As well as a sharp drop to GDP in the three months to end of June, the OBR has also forecast unemployment to rise by more than 2 million to 10% in the second quarter.

It has made its forecasts based on a three month lockdown, followed by another three-month period when restrictions are partially lifted.

According to the OBR’s assessment of the economic fallout from COVID-19, public sector net borrowing will increase by £218 billion in 2020-21 before falling back close to forecast in the medium term, in what would be the largest single-year deficit since the Second World War.

Public sector net debt will also rise sharply in 2020-21 as a result of lower GDP, higher borrowing and the consequences of the Bank of England’s policy measures. It will surpass 10% of GDP during the year, but end the year at 95% as the economy recovers – significantly above the 77% predicted in the Budget forecast. It will remain 10% of GDP above the Budget forecast in 2024-25.

However, on a more positive note, the OBR said it expected no lasting economic hit.

Adrian Lowcock, head of personal investing, Willis Owen, recommended that investors treat the figures with caution.

Lowcock said: “At this point investors need to be careful of reading too much into the analysis as it is still too early to predict how the UK economy will pick up after the lockdown. A V-shaped recovery looks increasingly unlikely the longer a lockdown lasts.

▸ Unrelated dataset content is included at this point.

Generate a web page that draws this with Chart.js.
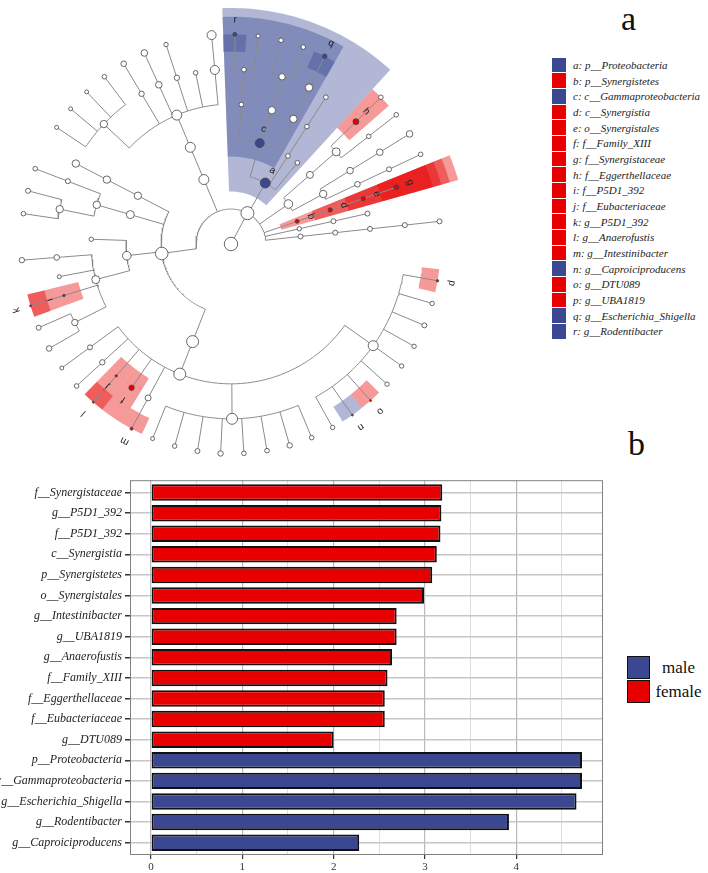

“Comparisons to the Global Financial Crisis are not as useful as this crisis is structurally very different. The financial system in the UK and indeed other parts of the world is in a much stronger position which means there is greater support for any recovery. Until we see consumer behaviour and clearer employment figures, predicting the economic input is almost impossible.”

Richard Pearson, director, EQi, said that while the OBR’s prediction of a sharp economic decline should come as “no real surprise,” it is a “shocking figure” to see in black and white.

Pearson commented: “Should lockdown restrictions to safeguard public health be extended on Thursday, as is expected, then there is no quick fix to the country’s continued economic disruption. The OBR does hold out hope by saying that conditions will eventually improve, predicting a 25% bounce back in Q3, which is some comfort to investors who have probably seen the value of their investments fall significantly in recent weeks. Though the outlook will remain challenging for some time, it’s important to remember that investing is not about short-term gains, it’s about long-term goals.”

He added: “Keeping a balanced view of your investments and not taking radical steps to buy or sell too much is probably the best course of action people can take in such turbulent times.”

Meanwhile, a Bank of America survey of fund managers found that April is likely to be a peak month for pessimism, with 93% of managers expecting a global recession in 2020.

Just over half (52%) believe economic recovery from COVID-19 will be U-shaped, while nearly a quarter (22%) expect a W-shaped recovery. Only 15% predict a V-shaped bounceback.

Four fifths (79%) of fund managers want corporations to improve their balance sheet, the highest number recorded in 20 years, while just 5% want corporate buybacks, the lowest in 20 years.